(begin)

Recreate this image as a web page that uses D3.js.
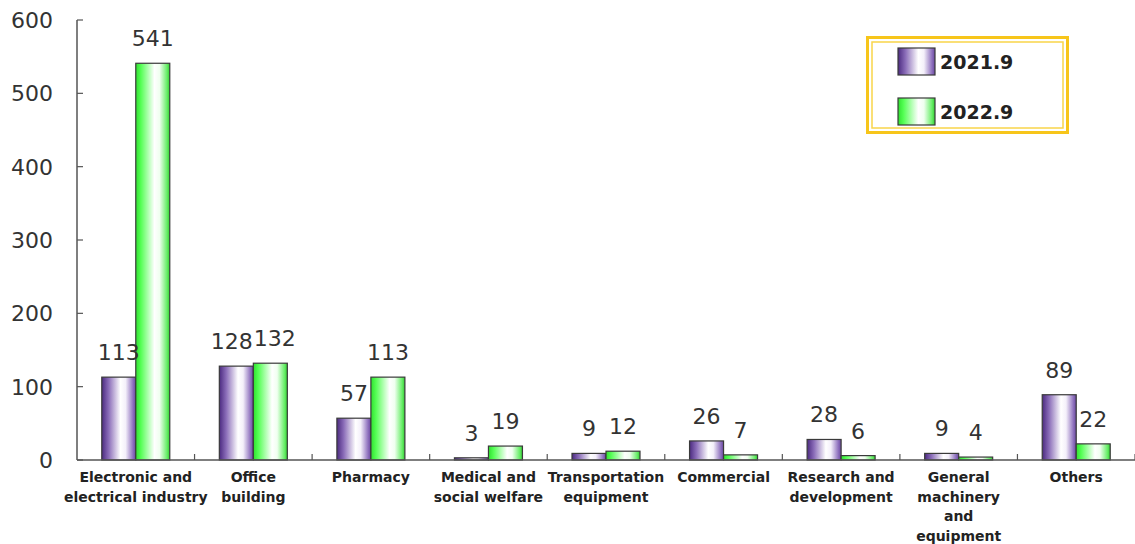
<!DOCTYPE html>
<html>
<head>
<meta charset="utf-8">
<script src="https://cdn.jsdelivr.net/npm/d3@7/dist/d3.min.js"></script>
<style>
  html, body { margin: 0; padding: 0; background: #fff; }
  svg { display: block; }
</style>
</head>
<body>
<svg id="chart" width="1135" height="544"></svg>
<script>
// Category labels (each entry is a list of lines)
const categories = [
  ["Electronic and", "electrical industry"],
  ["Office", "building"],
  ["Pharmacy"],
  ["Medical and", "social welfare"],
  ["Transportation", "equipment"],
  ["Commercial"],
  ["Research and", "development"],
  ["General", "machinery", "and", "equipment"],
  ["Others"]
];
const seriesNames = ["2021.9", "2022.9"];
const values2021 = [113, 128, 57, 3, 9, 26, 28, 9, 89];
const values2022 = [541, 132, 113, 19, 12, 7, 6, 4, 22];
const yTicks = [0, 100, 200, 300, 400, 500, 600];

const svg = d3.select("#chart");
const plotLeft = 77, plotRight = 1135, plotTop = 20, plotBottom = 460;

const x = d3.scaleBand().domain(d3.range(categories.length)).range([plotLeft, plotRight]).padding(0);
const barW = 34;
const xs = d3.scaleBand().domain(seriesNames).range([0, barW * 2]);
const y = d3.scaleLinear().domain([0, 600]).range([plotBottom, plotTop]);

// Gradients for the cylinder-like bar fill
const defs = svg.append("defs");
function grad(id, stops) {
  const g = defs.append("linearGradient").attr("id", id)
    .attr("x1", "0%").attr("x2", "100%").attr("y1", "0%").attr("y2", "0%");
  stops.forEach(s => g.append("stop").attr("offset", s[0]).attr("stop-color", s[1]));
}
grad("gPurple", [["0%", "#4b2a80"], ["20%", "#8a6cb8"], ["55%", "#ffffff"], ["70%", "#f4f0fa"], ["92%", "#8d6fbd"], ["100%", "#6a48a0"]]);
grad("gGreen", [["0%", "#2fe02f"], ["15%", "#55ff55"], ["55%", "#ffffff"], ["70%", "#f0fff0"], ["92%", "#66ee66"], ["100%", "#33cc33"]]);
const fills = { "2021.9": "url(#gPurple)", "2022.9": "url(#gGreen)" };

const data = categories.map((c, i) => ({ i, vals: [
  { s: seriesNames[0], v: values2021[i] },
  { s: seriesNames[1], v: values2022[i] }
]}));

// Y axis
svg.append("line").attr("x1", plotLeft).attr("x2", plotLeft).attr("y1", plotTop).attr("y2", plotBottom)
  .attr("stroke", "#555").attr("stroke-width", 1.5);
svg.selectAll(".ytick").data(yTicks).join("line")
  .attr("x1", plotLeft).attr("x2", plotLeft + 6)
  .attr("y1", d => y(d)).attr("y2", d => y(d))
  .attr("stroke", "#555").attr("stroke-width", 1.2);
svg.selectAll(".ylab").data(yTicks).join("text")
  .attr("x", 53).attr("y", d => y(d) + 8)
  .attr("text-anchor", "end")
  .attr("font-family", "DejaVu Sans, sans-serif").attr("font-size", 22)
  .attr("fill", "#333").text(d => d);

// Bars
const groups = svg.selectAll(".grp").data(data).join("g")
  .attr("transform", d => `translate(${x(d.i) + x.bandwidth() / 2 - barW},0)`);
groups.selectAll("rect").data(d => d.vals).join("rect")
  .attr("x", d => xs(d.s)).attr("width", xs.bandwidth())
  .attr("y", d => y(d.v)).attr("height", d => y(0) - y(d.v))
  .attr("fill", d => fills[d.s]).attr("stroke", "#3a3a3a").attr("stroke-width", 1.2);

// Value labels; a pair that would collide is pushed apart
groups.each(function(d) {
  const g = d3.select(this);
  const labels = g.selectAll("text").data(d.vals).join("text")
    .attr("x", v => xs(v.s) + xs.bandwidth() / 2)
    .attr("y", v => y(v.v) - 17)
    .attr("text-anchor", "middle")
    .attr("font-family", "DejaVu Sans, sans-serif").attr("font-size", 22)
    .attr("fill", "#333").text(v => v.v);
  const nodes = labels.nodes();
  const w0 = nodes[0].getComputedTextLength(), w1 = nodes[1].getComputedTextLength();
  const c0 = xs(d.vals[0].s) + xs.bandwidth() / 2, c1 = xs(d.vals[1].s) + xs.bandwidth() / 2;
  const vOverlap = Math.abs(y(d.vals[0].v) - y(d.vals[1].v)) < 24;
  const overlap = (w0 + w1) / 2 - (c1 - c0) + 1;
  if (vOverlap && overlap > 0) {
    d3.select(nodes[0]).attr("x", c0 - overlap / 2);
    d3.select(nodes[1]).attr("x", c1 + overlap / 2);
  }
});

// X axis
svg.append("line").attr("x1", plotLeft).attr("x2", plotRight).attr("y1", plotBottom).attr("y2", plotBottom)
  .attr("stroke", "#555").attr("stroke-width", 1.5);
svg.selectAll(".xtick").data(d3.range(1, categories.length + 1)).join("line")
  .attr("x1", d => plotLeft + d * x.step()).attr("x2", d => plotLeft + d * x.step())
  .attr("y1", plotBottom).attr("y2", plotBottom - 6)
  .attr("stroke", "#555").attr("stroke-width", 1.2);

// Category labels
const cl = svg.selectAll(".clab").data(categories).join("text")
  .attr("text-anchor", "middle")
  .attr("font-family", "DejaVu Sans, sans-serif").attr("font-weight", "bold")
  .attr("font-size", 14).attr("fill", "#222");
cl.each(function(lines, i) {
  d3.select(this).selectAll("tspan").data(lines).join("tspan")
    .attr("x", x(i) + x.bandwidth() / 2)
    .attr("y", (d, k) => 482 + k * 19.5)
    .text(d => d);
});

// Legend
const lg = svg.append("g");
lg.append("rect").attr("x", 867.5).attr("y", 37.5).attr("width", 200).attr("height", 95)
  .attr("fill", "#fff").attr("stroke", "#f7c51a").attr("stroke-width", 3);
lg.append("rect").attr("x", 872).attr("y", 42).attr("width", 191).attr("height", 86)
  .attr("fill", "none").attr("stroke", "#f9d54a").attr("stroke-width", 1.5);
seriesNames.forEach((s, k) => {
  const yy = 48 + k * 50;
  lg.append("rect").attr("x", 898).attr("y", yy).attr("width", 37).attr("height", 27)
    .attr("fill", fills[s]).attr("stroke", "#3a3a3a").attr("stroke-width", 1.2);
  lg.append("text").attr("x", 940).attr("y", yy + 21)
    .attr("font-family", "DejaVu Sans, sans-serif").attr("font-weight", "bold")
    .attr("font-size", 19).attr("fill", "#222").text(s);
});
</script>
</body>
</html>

(end)

Short task – Reproduce the data above in full, exactly as it is, with the pictures left out.

Result of this task –
Recreate this image as a web page that uses D3.js.
<!DOCTYPE html>
<html>
<head>
<meta charset="utf-8">
<script src="https://cdn.jsdelivr.net/npm/d3@7/dist/d3.min.js"></script>
<style>
  html, body { margin: 0; padding: 0; background: #fff; }
  svg { display: block; }
</style>
</head>
<body>
<svg id="chart" width="1135" height="544"></svg>
<script>
// Category labels (each entry is a list of lines)
const categories = [
  ["Electronic and", "electrical industry"],
  ["Office", "building"],
  ["Pharmacy"],
  ["Medical and", "social welfare"],
  ["Transportation", "equipment"],
  ["Commercial"],
  ["Research and", "development"],
  ["General", "machinery", "and", "equipment"],
  ["Others"]
];
const seriesNames = ["2021.9", "2022.9"];
const values2021 = [113, 128, 57, 3, 9, 26, 28, 9, 89];
const values2022 = [541, 132, 113, 19, 12, 7, 6, 4, 22];
const yTicks = [0, 100, 200, 300, 400, 500, 600];

const svg = d3.select("#chart");
const plotLeft = 77, plotRight = 1135, plotTop = 20, plotBottom = 460;

const x = d3.scaleBand().domain(d3.range(categories.length)).range([plotLeft, plotRight]).padding(0);
const barW = 34;
const xs = d3.scaleBand().domain(seriesNames).range([0, barW * 2]);
const y = d3.scaleLinear().domain([0, 600]).range([plotBottom, plotTop]);

// Gradients for the cylinder-like bar fill
const defs = svg.append("defs");
function grad(id, stops) {
  const g = defs.append("linearGradient").attr("id", id)
    .attr("x1", "0%").attr("x2", "100%").attr("y1", "0%").attr("y2", "0%");
  stops.forEach(s => g.append("stop").attr("offset", s[0]).attr("stop-color", s[1]));
}
grad("gPurple", [["0%", "#4b2a80"], ["20%", "#8a6cb8"], ["55%", "#ffffff"], ["70%", "#f4f0fa"], ["92%", "#8d6fbd"], ["100%", "#6a48a0"]]);
grad("gGreen", [["0%", "#2fe02f"], ["15%", "#55ff55"], ["55%", "#ffffff"], ["70%", "#f0fff0"], ["92%", "#66ee66"], ["100%", "#33cc33"]]);
const fills = { "2021.9": "url(#gPurple)", "2022.9": "url(#gGreen)" };

const data = categories.map((c, i) => ({ i, vals: [
  { s: seriesNames[0], v: values2021[i] },
  { s: seriesNames[1], v: values2022[i] }
]}));

// Y axis
svg.append("line").attr("x1", plotLeft).attr("x2", plotLeft).attr("y1", plotTop).attr("y2", plotBottom)
  .attr("stroke", "#555").attr("stroke-width", 1.5);
svg.selectAll(".ytick").data(yTicks).join("line")
  .attr("x1", plotLeft).attr("x2", plotLeft + 6)
  .attr("y1", d => y(d)).attr("y2", d => y(d))
  .attr("stroke", "#555").attr("stroke-width", 1.2);
svg.selectAll(".ylab").data(yTicks).join("text")
  .attr("x", 53).attr("y", d => y(d) + 8)
  .attr("text-anchor", "end")
  .attr("font-family", "DejaVu Sans, sans-serif").attr("font-size", 22)
  .attr("fill", "#333").text(d => d);

// Bars
const groups = svg.selectAll(".grp").data(data).join("g")
  .attr("transform", d => `translate(${x(d.i) + x.bandwidth() / 2 - barW},0)`);
groups.selectAll("rect").data(d => d.vals).join("rect")
  .attr("x", d => xs(d.s)).attr("width", xs.bandwidth())
  .attr("y", d => y(d.v)).attr("height", d => y(0) - y(d.v))
  .attr("fill", d => fills[d.s]).attr("stroke", "#3a3a3a").attr("stroke-width", 1.2);

// Value labels; a pair that would collide is pushed apart
groups.each(function(d) {
  const g = d3.select(this);
  const labels = g.selectAll("text").data(d.vals).join("text")
    .attr("x", v => xs(v.s) + xs.bandwidth() / 2)
    .attr("y", v => y(v.v) - 17)
    .attr("text-anchor", "middle")
    .attr("font-family", "DejaVu Sans, sans-serif").attr("font-size", 22)
    .attr("fill", "#333").text(v => v.v);
  const nodes = labels.nodes();
  const w0 = nodes[0].getComputedTextLength(), w1 = nodes[1].getComputedTextLength();
  const c0 = xs(d.vals[0].s) + xs.bandwidth() / 2, c1 = xs(d.vals[1].s) + xs.bandwidth() / 2;
  const vOverlap = Math.abs(y(d.vals[0].v) - y(d.vals[1].v)) < 24;
  const overlap = (w0 + w1) / 2 - (c1 - c0) + 1;
  if (vOverlap && overlap > 0) {
    d3.select(nodes[0]).attr("x", c0 - overlap / 2);
    d3.select(nodes[1]).attr("x", c1 + overlap / 2);
  }
});

// X axis
svg.append("line").attr("x1", plotLeft).attr("x2", plotRight).attr("y1", plotBottom).attr("y2", plotBottom)
  .attr("stroke", "#555").attr("stroke-width", 1.5);
svg.selectAll(".xtick").data(d3.range(1, categories.length + 1)).join("line")
  .attr("x1", d => plotLeft + d * x.step()).attr("x2", d => plotLeft + d * x.step())
  .attr("y1", plotBottom).attr("y2", plotBottom - 6)
  .attr("stroke", "#555").attr("stroke-width", 1.2);

// Category labels
const cl = svg.selectAll(".clab").data(categories).join("text")
  .attr("text-anchor", "middle")
  .attr("font-family", "DejaVu Sans, sans-serif").attr("font-weight", "bold")
  .attr("font-size", 14).attr("fill", "#222");
cl.each(function(lines, i) {
  d3.select(this).selectAll("tspan").data(lines).join("tspan")
    .attr("x", x(i) + x.bandwidth() / 2)
    .attr("y", (d, k) => 482 + k * 19.5)
    .text(d => d);
});

// Legend
const lg = svg.append("g");
lg.append("rect").attr("x", 867.5).attr("y", 37.5).attr("width", 200).attr("height", 95)
  .attr("fill", "#fff").attr("stroke", "#f7c51a").attr("stroke-width", 3);
lg.append("rect").attr("x", 872).attr("y", 42).attr("width", 191).attr("height", 86)
  .attr("fill", "none").attr("stroke", "#f9d54a").attr("stroke-width", 1.5);
seriesNames.forEach((s, k) => {
  const yy = 48 + k * 50;
  lg.append("rect").attr("x", 898).attr("y", yy).attr("width", 37).attr("height", 27)
    .attr("fill", fills[s]).attr("stroke", "#3a3a3a").attr("stroke-width", 1.2);
  lg.append("text").attr("x", 940).attr("y", yy + 21)
    .attr("font-family", "DejaVu Sans, sans-serif").attr("font-weight", "bold")
    .attr("font-size", 19).attr("fill", "#222").text(s);
});
</script>
</body>
</html>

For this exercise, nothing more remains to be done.